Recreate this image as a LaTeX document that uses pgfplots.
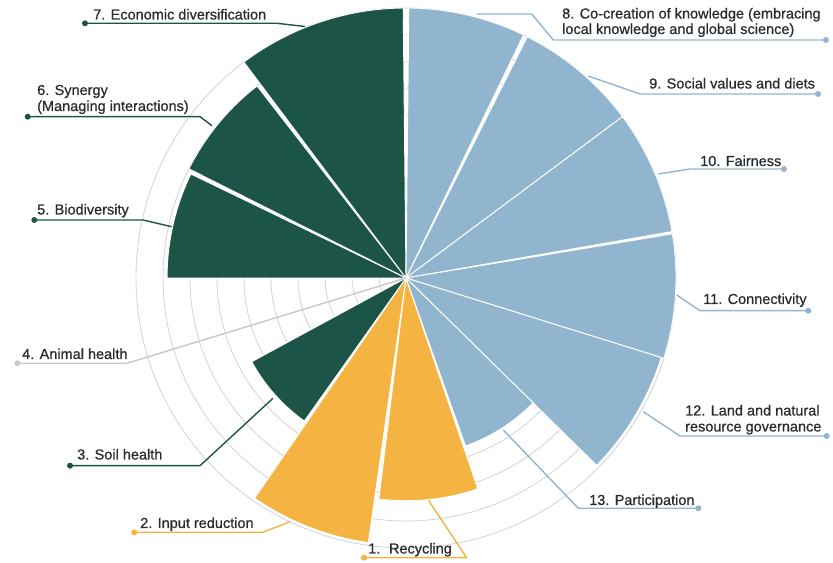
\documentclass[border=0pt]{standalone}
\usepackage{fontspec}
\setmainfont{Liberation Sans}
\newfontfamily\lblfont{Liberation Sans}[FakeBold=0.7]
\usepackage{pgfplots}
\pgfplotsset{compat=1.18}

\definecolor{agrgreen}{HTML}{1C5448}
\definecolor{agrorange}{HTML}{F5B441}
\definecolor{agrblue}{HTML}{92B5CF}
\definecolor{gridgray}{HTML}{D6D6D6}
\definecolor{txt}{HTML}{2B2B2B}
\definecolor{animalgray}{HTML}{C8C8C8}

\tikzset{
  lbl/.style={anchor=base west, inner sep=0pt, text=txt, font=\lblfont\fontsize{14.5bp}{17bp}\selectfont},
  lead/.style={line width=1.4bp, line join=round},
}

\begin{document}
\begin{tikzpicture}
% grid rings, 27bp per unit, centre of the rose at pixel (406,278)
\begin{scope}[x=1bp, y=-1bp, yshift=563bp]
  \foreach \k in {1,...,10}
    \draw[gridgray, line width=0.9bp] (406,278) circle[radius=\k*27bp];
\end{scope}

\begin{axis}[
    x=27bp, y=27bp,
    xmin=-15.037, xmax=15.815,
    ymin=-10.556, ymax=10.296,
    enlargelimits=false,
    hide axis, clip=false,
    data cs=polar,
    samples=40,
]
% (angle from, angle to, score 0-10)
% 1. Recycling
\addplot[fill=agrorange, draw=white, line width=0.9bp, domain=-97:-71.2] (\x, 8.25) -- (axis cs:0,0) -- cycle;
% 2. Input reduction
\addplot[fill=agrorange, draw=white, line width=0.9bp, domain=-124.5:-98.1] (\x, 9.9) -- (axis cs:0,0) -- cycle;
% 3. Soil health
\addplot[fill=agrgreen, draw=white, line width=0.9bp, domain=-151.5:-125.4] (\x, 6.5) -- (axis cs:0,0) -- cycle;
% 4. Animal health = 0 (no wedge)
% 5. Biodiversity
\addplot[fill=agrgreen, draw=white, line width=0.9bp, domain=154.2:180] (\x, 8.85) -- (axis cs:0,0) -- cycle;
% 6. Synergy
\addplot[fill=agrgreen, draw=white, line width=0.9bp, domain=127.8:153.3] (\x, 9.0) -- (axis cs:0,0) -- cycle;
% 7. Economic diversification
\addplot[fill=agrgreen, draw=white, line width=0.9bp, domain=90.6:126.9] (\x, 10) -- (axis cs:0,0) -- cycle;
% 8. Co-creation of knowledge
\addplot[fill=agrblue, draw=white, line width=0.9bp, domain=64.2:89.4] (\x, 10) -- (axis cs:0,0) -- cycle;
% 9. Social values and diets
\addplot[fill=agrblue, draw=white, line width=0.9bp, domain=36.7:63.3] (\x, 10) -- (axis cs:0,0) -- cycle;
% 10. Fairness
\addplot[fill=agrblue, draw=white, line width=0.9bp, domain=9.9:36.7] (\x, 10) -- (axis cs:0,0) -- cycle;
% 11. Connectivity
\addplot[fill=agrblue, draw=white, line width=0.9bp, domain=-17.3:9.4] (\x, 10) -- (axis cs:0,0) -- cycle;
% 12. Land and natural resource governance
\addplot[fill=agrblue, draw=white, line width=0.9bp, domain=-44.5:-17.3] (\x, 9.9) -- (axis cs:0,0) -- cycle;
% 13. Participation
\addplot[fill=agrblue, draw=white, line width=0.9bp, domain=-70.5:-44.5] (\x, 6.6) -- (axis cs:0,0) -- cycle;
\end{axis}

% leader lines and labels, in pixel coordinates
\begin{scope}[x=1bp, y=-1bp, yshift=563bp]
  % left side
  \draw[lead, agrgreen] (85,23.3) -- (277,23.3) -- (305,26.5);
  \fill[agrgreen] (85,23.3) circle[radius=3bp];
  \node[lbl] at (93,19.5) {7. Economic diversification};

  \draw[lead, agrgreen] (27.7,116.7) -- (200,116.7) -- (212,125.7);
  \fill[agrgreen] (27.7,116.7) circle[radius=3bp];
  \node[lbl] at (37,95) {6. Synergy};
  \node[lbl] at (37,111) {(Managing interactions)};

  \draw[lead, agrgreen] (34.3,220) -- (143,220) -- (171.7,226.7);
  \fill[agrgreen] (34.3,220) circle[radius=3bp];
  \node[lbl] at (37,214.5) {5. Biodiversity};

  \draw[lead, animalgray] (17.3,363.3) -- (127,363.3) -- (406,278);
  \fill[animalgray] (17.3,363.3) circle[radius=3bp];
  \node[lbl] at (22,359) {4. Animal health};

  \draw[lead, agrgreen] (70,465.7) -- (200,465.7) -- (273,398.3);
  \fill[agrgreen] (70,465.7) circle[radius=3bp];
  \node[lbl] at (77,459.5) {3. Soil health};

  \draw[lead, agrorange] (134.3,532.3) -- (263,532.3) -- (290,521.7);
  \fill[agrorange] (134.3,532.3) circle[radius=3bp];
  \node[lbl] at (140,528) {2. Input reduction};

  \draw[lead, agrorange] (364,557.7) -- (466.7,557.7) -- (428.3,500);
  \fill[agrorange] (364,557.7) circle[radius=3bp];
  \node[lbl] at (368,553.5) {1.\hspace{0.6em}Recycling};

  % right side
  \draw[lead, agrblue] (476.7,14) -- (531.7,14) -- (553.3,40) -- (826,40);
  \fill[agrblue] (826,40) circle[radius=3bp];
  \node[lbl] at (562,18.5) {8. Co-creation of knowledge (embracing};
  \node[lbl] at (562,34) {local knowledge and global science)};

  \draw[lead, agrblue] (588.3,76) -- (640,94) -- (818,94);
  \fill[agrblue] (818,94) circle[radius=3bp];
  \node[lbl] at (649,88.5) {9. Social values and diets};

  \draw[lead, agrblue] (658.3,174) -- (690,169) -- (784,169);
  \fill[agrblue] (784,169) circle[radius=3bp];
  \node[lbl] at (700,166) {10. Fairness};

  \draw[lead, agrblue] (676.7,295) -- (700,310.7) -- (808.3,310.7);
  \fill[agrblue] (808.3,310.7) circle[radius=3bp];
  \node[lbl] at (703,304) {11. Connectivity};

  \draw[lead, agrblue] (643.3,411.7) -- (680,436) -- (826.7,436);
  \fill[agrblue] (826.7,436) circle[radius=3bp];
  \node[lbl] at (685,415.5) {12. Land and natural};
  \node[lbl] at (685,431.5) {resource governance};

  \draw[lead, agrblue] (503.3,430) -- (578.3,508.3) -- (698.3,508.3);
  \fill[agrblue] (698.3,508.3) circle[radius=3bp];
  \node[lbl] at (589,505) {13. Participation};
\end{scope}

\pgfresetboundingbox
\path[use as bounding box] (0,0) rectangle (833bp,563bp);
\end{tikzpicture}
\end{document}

━━━━━━━━━━━━━━━━

**GIVEN TASK:**
Your task is to repeat the material above exactly, without its pictures.

**EXERCISE RESPONSE:**
Recreate this image as a LaTeX document that uses pgfplots.
\documentclass[border=0pt]{standalone}
\usepackage{fontspec}
\setmainfont{Liberation Sans}
\newfontfamily\lblfont{Liberation Sans}[FakeBold=0.7]
\usepackage{pgfplots}
\pgfplotsset{compat=1.18}

\definecolor{agrgreen}{HTML}{1C5448}
\definecolor{agrorange}{HTML}{F5B441}
\definecolor{agrblue}{HTML}{92B5CF}
\definecolor{gridgray}{HTML}{D6D6D6}
\definecolor{txt}{HTML}{2B2B2B}
\definecolor{animalgray}{HTML}{C8C8C8}

\tikzset{
  lbl/.style={anchor=base west, inner sep=0pt, text=txt, font=\lblfont\fontsize{14.5bp}{17bp}\selectfont},
  lead/.style={line width=1.4bp, line join=round},
}

\begin{document}
\begin{tikzpicture}
% grid rings, 27bp per unit, centre of the rose at pixel (406,278)
\begin{scope}[x=1bp, y=-1bp, yshift=563bp]
  \foreach \k in {1,...,10}
    \draw[gridgray, line width=0.9bp] (406,278) circle[radius=\k*27bp];
\end{scope}

\begin{axis}[
    x=27bp, y=27bp,
    xmin=-15.037, xmax=15.815,
    ymin=-10.556, ymax=10.296,
    enlargelimits=false,
    hide axis, clip=false,
    data cs=polar,
    samples=40,
]
% (angle from, angle to, score 0-10)
% 1. Recycling
\addplot[fill=agrorange, draw=white, line width=0.9bp, domain=-97:-71.2] (\x, 8.25) -- (axis cs:0,0) -- cycle;
% 2. Input reduction
\addplot[fill=agrorange, draw=white, line width=0.9bp, domain=-124.5:-98.1] (\x, 9.9) -- (axis cs:0,0) -- cycle;
% 3. Soil health
\addplot[fill=agrgreen, draw=white, line width=0.9bp, domain=-151.5:-125.4] (\x, 6.5) -- (axis cs:0,0) -- cycle;
% 4. Animal health = 0 (no wedge)
% 5. Biodiversity
\addplot[fill=agrgreen, draw=white, line width=0.9bp, domain=154.2:180] (\x, 8.85) -- (axis cs:0,0) -- cycle;
% 6. Synergy
\addplot[fill=agrgreen, draw=white, line width=0.9bp, domain=127.8:153.3] (\x, 9.0) -- (axis cs:0,0) -- cycle;
% 7. Economic diversification
\addplot[fill=agrgreen, draw=white, line width=0.9bp, domain=90.6:126.9] (\x, 10) -- (axis cs:0,0) -- cycle;
% 8. Co-creation of knowledge
\addplot[fill=agrblue, draw=white, line width=0.9bp, domain=64.2:89.4] (\x, 10) -- (axis cs:0,0) -- cycle;
% 9. Social values and diets
\addplot[fill=agrblue, draw=white, line width=0.9bp, domain=36.7:63.3] (\x, 10) -- (axis cs:0,0) -- cycle;
% 10. Fairness
\addplot[fill=agrblue, draw=white, line width=0.9bp, domain=9.9:36.7] (\x, 10) -- (axis cs:0,0) -- cycle;
% 11. Connectivity
\addplot[fill=agrblue, draw=white, line width=0.9bp, domain=-17.3:9.4] (\x, 10) -- (axis cs:0,0) -- cycle;
% 12. Land and natural resource governance
\addplot[fill=agrblue, draw=white, line width=0.9bp, domain=-44.5:-17.3] (\x, 9.9) -- (axis cs:0,0) -- cycle;
% 13. Participation
\addplot[fill=agrblue, draw=white, line width=0.9bp, domain=-70.5:-44.5] (\x, 6.6) -- (axis cs:0,0) -- cycle;
\end{axis}

% leader lines and labels, in pixel coordinates
\begin{scope}[x=1bp, y=-1bp, yshift=563bp]
  % left side
  \draw[lead, agrgreen] (85,23.3) -- (277,23.3) -- (305,26.5);
  \fill[agrgreen] (85,23.3) circle[radius=3bp];
  \node[lbl] at (93,19.5) {7. Economic diversification};

  \draw[lead, agrgreen] (27.7,116.7) -- (200,116.7) -- (212,125.7);
  \fill[agrgreen] (27.7,116.7) circle[radius=3bp];
  \node[lbl] at (37,95) {6. Synergy};
  \node[lbl] at (37,111) {(Managing interactions)};

  \draw[lead, agrgreen] (34.3,220) -- (143,220) -- (171.7,226.7);
  \fill[agrgreen] (34.3,220) circle[radius=3bp];
  \node[lbl] at (37,214.5) {5. Biodiversity};

  \draw[lead, animalgray] (17.3,363.3) -- (127,363.3) -- (406,278);
  \fill[animalgray] (17.3,363.3) circle[radius=3bp];
  \node[lbl] at (22,359) {4. Animal health};

  \draw[lead, agrgreen] (70,465.7) -- (200,465.7) -- (273,398.3);
  \fill[agrgreen] (70,465.7) circle[radius=3bp];
  \node[lbl] at (77,459.5) {3. Soil health};

  \draw[lead, agrorange] (134.3,532.3) -- (263,532.3) -- (290,521.7);
  \fill[agrorange] (134.3,532.3) circle[radius=3bp];
  \node[lbl] at (140,528) {2. Input reduction};

  \draw[lead, agrorange] (364,557.7) -- (466.7,557.7) -- (428.3,500);
  \fill[agrorange] (364,557.7) circle[radius=3bp];
  \node[lbl] at (368,553.5) {1.\hspace{0.6em}Recycling};

  % right side
  \draw[lead, agrblue] (476.7,14) -- (531.7,14) -- (553.3,40) -- (826,40);
  \fill[agrblue] (826,40) circle[radius=3bp];
  \node[lbl] at (562,18.5) {8. Co-creation of knowledge (embracing};
  \node[lbl] at (562,34) {local knowledge and global science)};

  \draw[lead, agrblue] (588.3,76) -- (640,94) -- (818,94);
  \fill[agrblue] (818,94) circle[radius=3bp];
  \node[lbl] at (649,88.5) {9. Social values and diets};

  \draw[lead, agrblue] (658.3,174) -- (690,169) -- (784,169);
  \fill[agrblue] (784,169) circle[radius=3bp];
  \node[lbl] at (700,166) {10. Fairness};

  \draw[lead, agrblue] (676.7,295) -- (700,310.7) -- (808.3,310.7);
  \fill[agrblue] (808.3,310.7) circle[radius=3bp];
  \node[lbl] at (703,304) {11. Connectivity};

  \draw[lead, agrblue] (643.3,411.7) -- (680,436) -- (826.7,436);
  \fill[agrblue] (826.7,436) circle[radius=3bp];
  \node[lbl] at (685,415.5) {12. Land and natural};
  \node[lbl] at (685,431.5) {resource governance};

  \draw[lead, agrblue] (503.3,430) -- (578.3,508.3) -- (698.3,508.3);
  \fill[agrblue] (698.3,508.3) circle[radius=3bp];
  \node[lbl] at (589,505) {13. Participation};
\end{scope}

\pgfresetboundingbox
\path[use as bounding box] (0,0) rectangle (833bp,563bp);
\end{tikzpicture}
\end{document}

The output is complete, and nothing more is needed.